What are the Risks of Multiple Birth?

In humans, a multiple birth is defined as a birth which involves more than one baby. By default, a multiple pregnancy is considered to be high risk, because there are a number of risks of multiple birth which need to be carefully considered by a pregnant mother and her support team. Multiple births, especially high order multiples with large numbers of children, are on the rise, thanks to the use of fertility treatments, which drastically increase the probability of multiple birth.

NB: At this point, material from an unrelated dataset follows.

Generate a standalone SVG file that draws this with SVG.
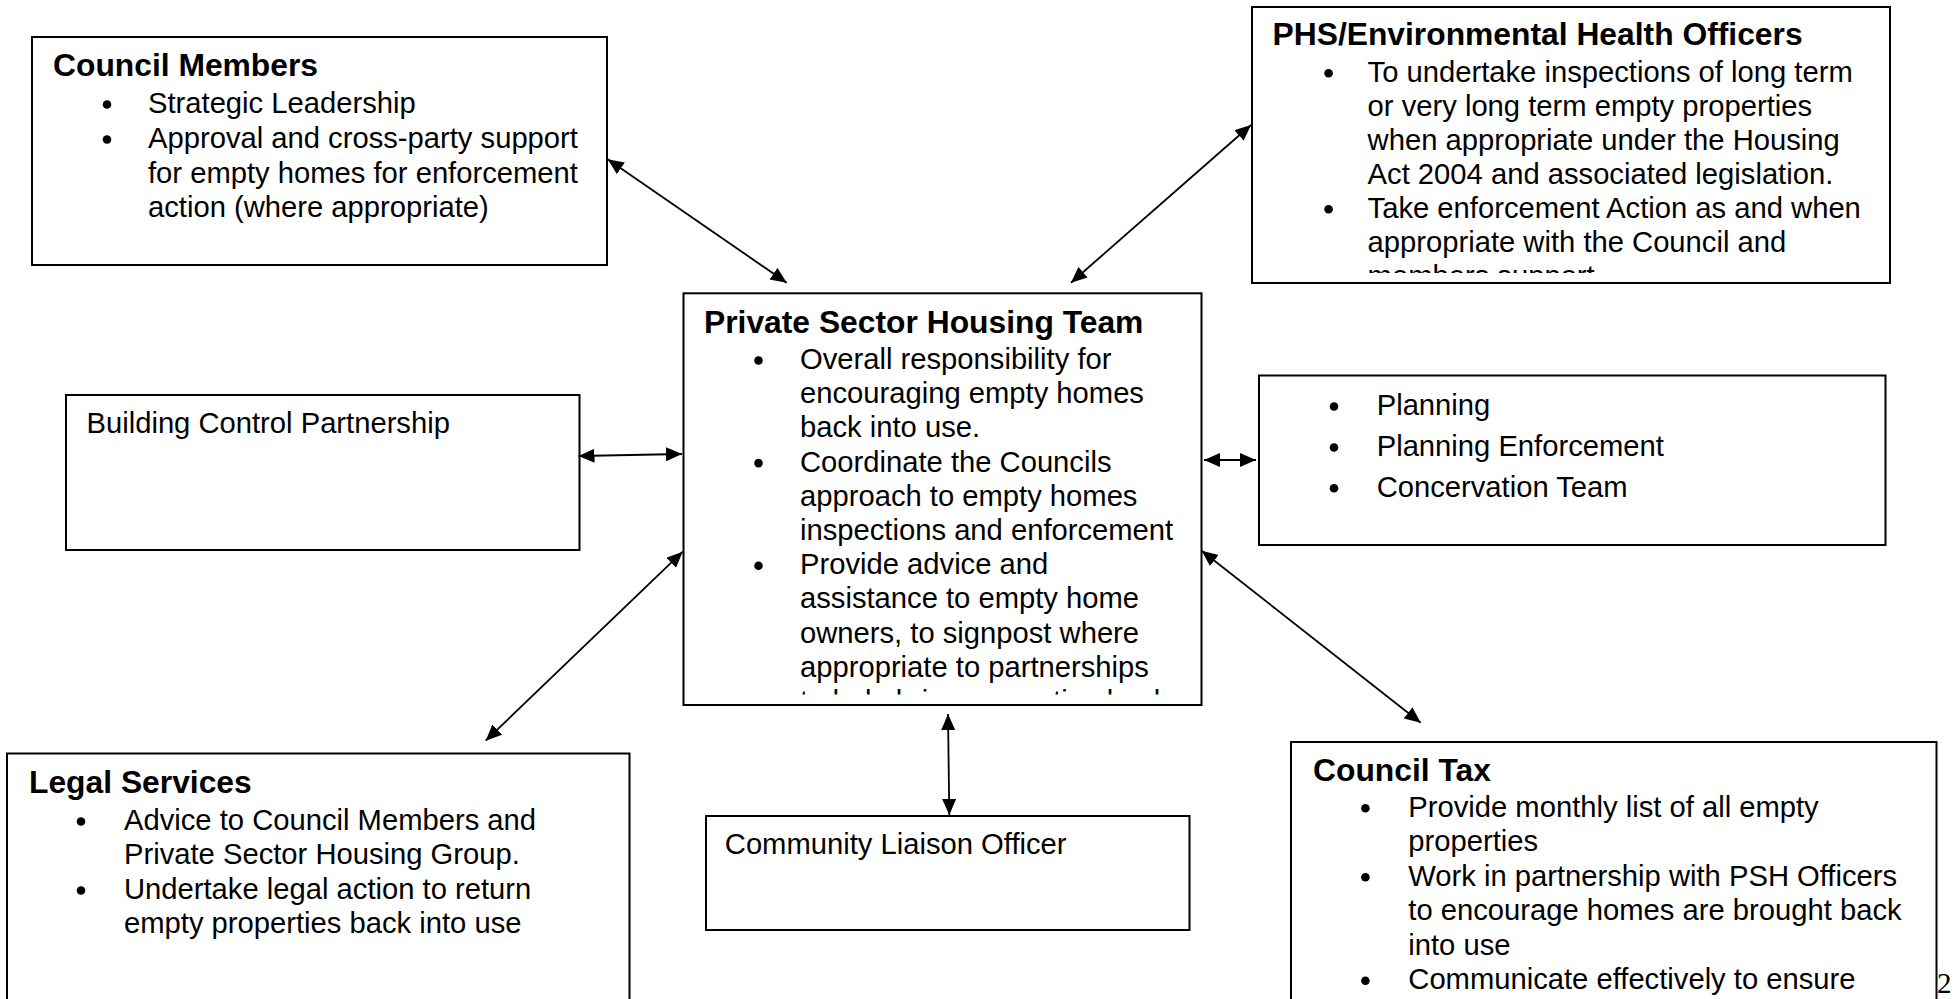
<svg xmlns="http://www.w3.org/2000/svg" width="1954" height="999" viewBox="0 0 1954 999">
<style>
.box{fill:#fff;stroke:#000;stroke-width:2}
.t{font-family:"Liberation Sans",Arial,sans-serif;font-size:29.2px;fill:#000}
.h{font-family:"Liberation Sans",Arial,sans-serif;font-size:31.8px;font-weight:bold;fill:#000}
.b{fill:#000}
.c{stroke:#000;stroke-width:1.8;fill:none;marker-start:url(#ah);marker-end:url(#ah)}
.pg{font-family:"Liberation Serif","Times New Roman",serif;font-size:29px;fill:#000}
</style>
<defs>
<marker id="ah" markerUnits="userSpaceOnUse" markerWidth="17" markerHeight="15" refX="16" refY="7" orient="auto-start-reverse" viewBox="0 0 17 15">
<path d="M0,0 L16,7 L0,14 z" fill="#000"/>
</marker>
<clipPath id="clipPSH"><rect x="684" y="294" width="517" height="400.5"/></clipPath>
<clipPath id="clipPHS"><rect x="1252" y="8" width="637" height="265"/></clipPath>
</defs>
<rect width="1954" height="999" fill="#fff"/>

<g id="council-members">
<rect class="box" x="32" y="37" width="575" height="228"/>
<text class="h" x="53" y="76">Council Members</text>
<circle class="b" cx="107" cy="104.5" r="4.3"/>
<circle class="b" cx="107" cy="139.5" r="4.3"/>
<text class="t" x="148" y="113">Strategic Leadership</text>
<text class="t" x="148" y="148">Approval and cross-party support</text>
<text class="t" x="148" y="183">for empty homes for enforcement</text>
<text class="t" x="148" y="217">action (where appropriate)</text>
</g>

<g id="phs-ehos">
<rect class="box" x="1252" y="7" width="638" height="276"/>
<text class="h" x="1272.5" y="45">PHS/Environmental Health Officers</text>
<g clip-path="url(#clipPHS)">
<circle class="b" cx="1328.6" cy="73.2" r="4.3"/>
<circle class="b" cx="1328.6" cy="209.2" r="4.3"/>
<text class="t" x="1367.6" y="81.7">To undertake inspections of long term</text>
<text class="t" x="1367.6" y="115.7">or very long term empty properties</text>
<text class="t" x="1367.6" y="149.7">when appropriate under the Housing</text>
<text class="t" x="1367.6" y="183.7">Act 2004 and associated legislation.</text>
<text class="t" x="1367.6" y="217.7">Take enforcement Action as and when</text>
<text class="t" x="1367.6" y="251.7">appropriate with the Council and</text>
<text class="t" x="1367.6" y="285.7">members support</text>
</g>
</g>

<g id="private-sector-housing-team">
<rect class="box" x="683.5" y="293.3" width="518" height="411.7"/>
<text class="h" x="704" y="332.7">Private Sector Housing Team</text>
<g clip-path="url(#clipPSH)">
<circle class="b" cx="758.5" cy="360.5" r="4.3"/>
<circle class="b" cx="758.5" cy="463.1" r="4.3"/>
<circle class="b" cx="758.5" cy="565.7" r="4.3"/>
<text class="t" x="800" y="369">Overall responsibility for</text>
<text class="t" x="800" y="403.2">encouraging empty homes</text>
<text class="t" x="800" y="437.4">back into use.</text>
<text class="t" x="800" y="471.6">Coordinate the Councils</text>
<text class="t" x="800" y="505.8">approach to empty homes</text>
<text class="t" x="800" y="540">inspections and enforcement</text>
<text class="t" x="800" y="574.2">Provide advice and</text>
<text class="t" x="800" y="608.4">assistance to empty home</text>
<text class="t" x="800" y="642.6">owners, to signpost where</text>
<text class="t" x="800" y="676.8">appropriate to partnerships</text>
<text class="t" x="800" y="711">to help bring properties back</text>
</g>
</g>

<g id="building-control">
<rect class="box" x="66" y="395" width="513.5" height="155"/>
<text class="t" x="86.5" y="433.3">Building Control Partnership</text>
</g>

<g id="planning">
<rect class="box" x="1259" y="375.5" width="626.5" height="169.5"/>
<circle class="b" cx="1334" cy="406.5" r="4.3"/>
<circle class="b" cx="1334" cy="447.5" r="4.3"/>
<circle class="b" cx="1334" cy="488.2" r="4.3"/>
<text class="t" x="1376.7" y="415">Planning</text>
<text class="t" x="1376.7" y="456">Planning Enforcement</text>
<text class="t" x="1376.7" y="496.7">Concervation Team</text>
</g>

<g id="legal-services">
<rect class="box" x="7" y="753.5" width="622.5" height="260"/>
<text class="h" x="29" y="792.7">Legal Services</text>
<circle class="b" cx="81" cy="821.5" r="4.3"/>
<circle class="b" cx="81" cy="890.5" r="4.3"/>
<text class="t" x="124" y="830">Advice to Council Members and</text>
<text class="t" x="124" y="864">Private Sector Housing Group.</text>
<text class="t" x="124" y="899">Undertake legal action to return</text>
<text class="t" x="124" y="933">empty properties back into use</text>
</g>

<g id="community-liaison">
<rect class="box" x="706" y="816" width="483.5" height="114"/>
<text class="t" x="724.8" y="854">Community Liaison Officer</text>
</g>

<g id="council-tax">
<rect class="box" x="1291" y="742" width="645.5" height="270"/>
<text class="h" x="1313" y="780.7">Council Tax</text>
<circle class="b" cx="1365.4" cy="808.2" r="4.3"/>
<circle class="b" cx="1365.4" cy="877.2" r="4.3"/>
<circle class="b" cx="1365.4" cy="980.7" r="4.3"/>
<text class="t" x="1408.3" y="816.7">Provide monthly list of all empty</text>
<text class="t" x="1408.3" y="851.2">properties</text>
<text class="t" x="1408.3" y="885.7">Work in partnership with PSH Officers</text>
<text class="t" x="1408.3" y="920.2">to encourage homes are brought back</text>
<text class="t" x="1408.3" y="954.7">into use</text>
<text class="t" x="1408.3" y="989.2">Communicate effectively to ensure</text>
</g>

<g id="connectors">
<line class="c" x1="607.7" y1="159.3" x2="786.7" y2="282.7"/>
<line class="c" x1="1251" y1="125" x2="1071" y2="282.7"/>
<line class="c" x1="578.5" y1="456" x2="682" y2="454"/>
<line class="c" x1="1204" y1="460" x2="1256" y2="460"/>
<line class="c" x1="682.7" y1="551.7" x2="485.7" y2="740.7"/>
<line class="c" x1="948" y1="714" x2="949.3" y2="815"/>
<line class="c" x1="1201.7" y1="550.7" x2="1420.7" y2="722.7"/>
</g>

<text class="pg" x="1937" y="993">2</text>
</svg>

Twins have been known throughout human history, and although the twinning rate has increased dramatically, twin pregnancies are treated differently than pregnancies involving high order multiples, because they are believed to be less dangerous. However, a mother who is pregnant with twins is still subject to the risks of multiple birth, from gestational diabetes to premature labor, and although twin pregnancies are less risky than high order multiples, they can still be dangerous.

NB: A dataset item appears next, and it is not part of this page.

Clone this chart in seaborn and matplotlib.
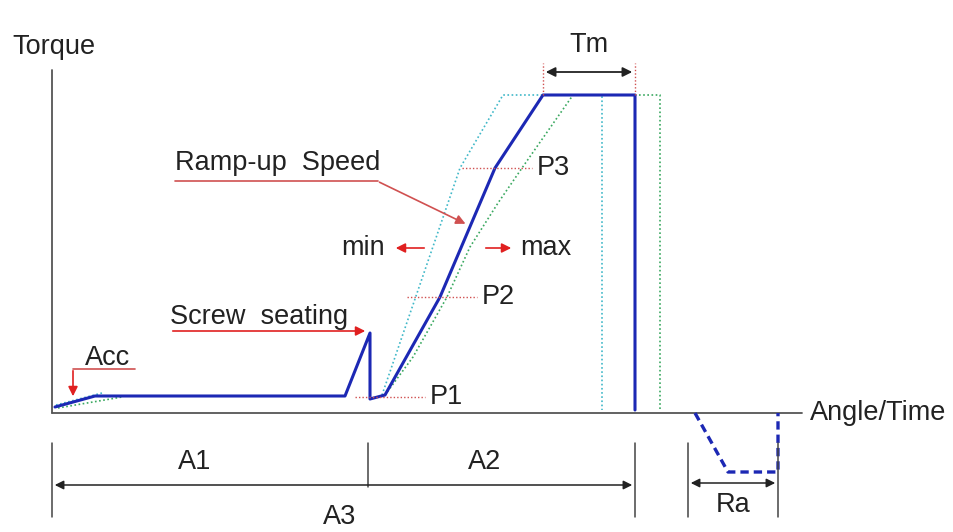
import numpy as np
import pandas as pd
import seaborn as sns
import matplotlib.pyplot as plt

# torque curve, angle/time on x and torque on y (origin at the axis corner)
main_angle = [3, 43, 293, 318, 318, 333, 388, 443, 491, 583, 583]
main_torque = [6, 17, 17, 80, 14, 18, 116, 245, 318, 318, 3]

min_angle = [330, 408, 451, 550, 550]
min_torque = [18, 245, 318, 318, 3]

max_angle = [333, 361, 395, 418, 446, 470, 521, 608, 608]
max_torque = [18, 56, 116, 166, 210, 245, 318, 318, 3]

# release angle curve (below axis)
ra_angle = [643, 676, 726, 726]
ra_torque = [0, -59, -59, 0]

# check points P1..P3
p_labels = ['P1', 'P2', 'P3']
p_torque = [16, 116, 245]
p_from = [303, 355, 410]
p_to = [373, 425, 480]

sns.set_style('white')
plt.rcParams['font.family'] = ['Liberation Sans', 'DejaVu Sans']
FS = 19.5

fig = plt.figure(figsize=(9.54, 5.32), dpi=100)
ax = fig.add_axes([0, 0, 1, 1])
ax.set_xlim(-52, 902)
ax.set_ylim(-119, 413)
ax.axis('off')

blue = '#1c28b4'
red = '#e02020'
reddot = '#d05050'
ink = '#222222'

# axes of the diagram
ax.plot([0, 0], [0, 343], color='#555555', lw=1.3)
ax.plot([0, 750], [0, 0], color='#555555', lw=1.3)
ax.text(-40, 366, 'Torque', fontsize=FS, color=ink, va='center')
ax.text(758, 0, 'Angle/Time', fontsize=FS, color=ink, va='center')

# min / max dotted curves
sns.lineplot(x=min_angle, y=min_torque, sort=False, estimator=None, ax=ax,
             color='#40b8c8', lw=1.2, linestyle=(0, (1, 1.5)))
sns.lineplot(x=max_angle, y=max_torque, sort=False, estimator=None, ax=ax,
             color='#3aa860', lw=1.2, linestyle=(0, (1, 1.5)))
ax.plot([4, 50], [8, 20], color='#40b8c8', lw=1.2, ls=(0, (1, 1.5)))
ax.plot([6, 70], [5, 16], color='#3aa860', lw=1.2, ls=(0, (1, 1.5)))

# main curve
sns.lineplot(x=main_angle, y=main_torque, sort=False, estimator=None, ax=ax,
             color=blue, lw=2.2)
sns.lineplot(x=ra_angle, y=ra_torque, sort=False, estimator=None, ax=ax,
             color=blue, lw=2.4, linestyle=(0, (2.5, 1.5)))

# P markers
for lab, t, a0, a1 in zip(p_labels, p_torque, p_from, p_to):
    ax.plot([a0, a1], [t, t], color=reddot, lw=1, ls=(0, (1, 1.5)))
    ax.text(a1 + 5, t, lab, fontsize=FS, color=ink, va='center')

# Tm dimension
for a in [491, 583]:
    ax.plot([a, a], [318, 350], color=reddot, lw=1, ls=(0, (1, 1.5)))
ax.annotate('', xy=(491, 341), xytext=(583, 341),
            arrowprops=dict(arrowstyle='<|-|>', color=ink, lw=1.3, mutation_scale=14))
ax.text(537, 368, 'Tm', fontsize=FS, color=ink, ha='center', va='center')

# Ramp-up speed label
ax.text(123, 250, 'Ramp-up  Speed', fontsize=FS, color=ink, va='center')
ax.plot([123, 326], [232, 232], color=reddot, lw=1.2)
ax.annotate('', xy=(416, 188), xytext=(325, 232),
            arrowprops=dict(arrowstyle='-|>', color=reddot, lw=1.2, mutation_scale=14))

# min / max arrows
ax.annotate('', xy=(341, 165), xytext=(375, 165),
            arrowprops=dict(arrowstyle='-|>', color=red, lw=1.2, mutation_scale=14))
ax.text(333, 165, 'min', fontsize=FS, color=ink, ha='right', va='center')
ax.annotate('', xy=(462, 165), xytext=(431, 165),
            arrowprops=dict(arrowstyle='-|>', color=red, lw=1.2, mutation_scale=14))
ax.text(468, 165, 'max', fontsize=FS, color=ink, va='center')

# screw seating
ax.text(118, 96, 'Screw  seating', fontsize=FS, color=ink, va='center')
ax.annotate('', xy=(316, 82), xytext=(118, 82),
            arrowprops=dict(arrowstyle='-|>', color=red, lw=1.2, mutation_scale=14))

# Acc
ax.text(33, 55, 'Acc', fontsize=FS, color=ink, va='center')
ax.plot([83, 21], [44, 44], color=reddot, lw=1.2)
ax.annotate('', xy=(21, 14), xytext=(21, 45),
            arrowprops=dict(arrowstyle='-|>', color=red, lw=1.2, mutation_scale=14))

# dimension lines below the axis
for a, lo in [(0, -104), (316, -74), (583, -104), (636, -104), (726, -104)]:
    ax.plot([a, a], [-30, lo], color='#444444', lw=1.1)
ax.annotate('', xy=(0, -72), xytext=(583, -72),
            arrowprops=dict(arrowstyle='<|-|>', color=ink, lw=1.1, mutation_scale=13))
ax.annotate('', xy=(636, -70), xytext=(726, -70),
            arrowprops=dict(arrowstyle='<|-|>', color=ink, lw=1.1, mutation_scale=13))
ax.text(143, -49, 'A1', fontsize=FS, color=ink, ha='center', va='center')
ax.text(433, -49, 'A2', fontsize=FS, color=ink, ha='center', va='center')
ax.text(288, -104, 'A3', fontsize=FS, color=ink, ha='center', va='center')
ax.text(681, -92, 'Ra', fontsize=FS, color=ink, ha='center', va='center')

fig.savefig('out.png', dpi=100)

One of the most pressing risks of multiple birth is premature labor. Generally, human gestation lasts for 40 weeks, and babies which are born at 40 weeks tend to be healthier. With twins, gestation may approach 37 or even 35 weeks, and this can be very dangerous. In high order multiples, gestation periods may shrink even more, because the human body is simply not equipped to carry high numbers of babies. Premature infants or preemies have a very low birth weight, and they are at risk of a number of health problems.


For the mother, the risks of multiple birth include a variety of pregnancy-related health conditions like gestational diabetes, kidney infections, breakthrough bleeding, anemia, preeclampsia, and hypemesis, uncontrolled and violent vomiting which can be very unpleasant. Placental problems like placenta previa and abruptio placenta are also more common with multiples, as is a condition known as “incompetent cervix,” in which the cervix naturally opens, allowing the babies to born prematurely or triggering a miscarriage.

The risks of multiple birth also include potential problems for the infant. Multiples experience higher rates of developmental delays, birth defects, and conditions like cerebral palsy. Problems with fetal development are believed to be more common in multiple births because of the increased load on the mother's body.

Some studies have also linked specific health problems with the use of fertility treatments, distinguishing between naturally conceived multiples and those conceived with the use of fertility drugs. More study is needed before establishing a firm link.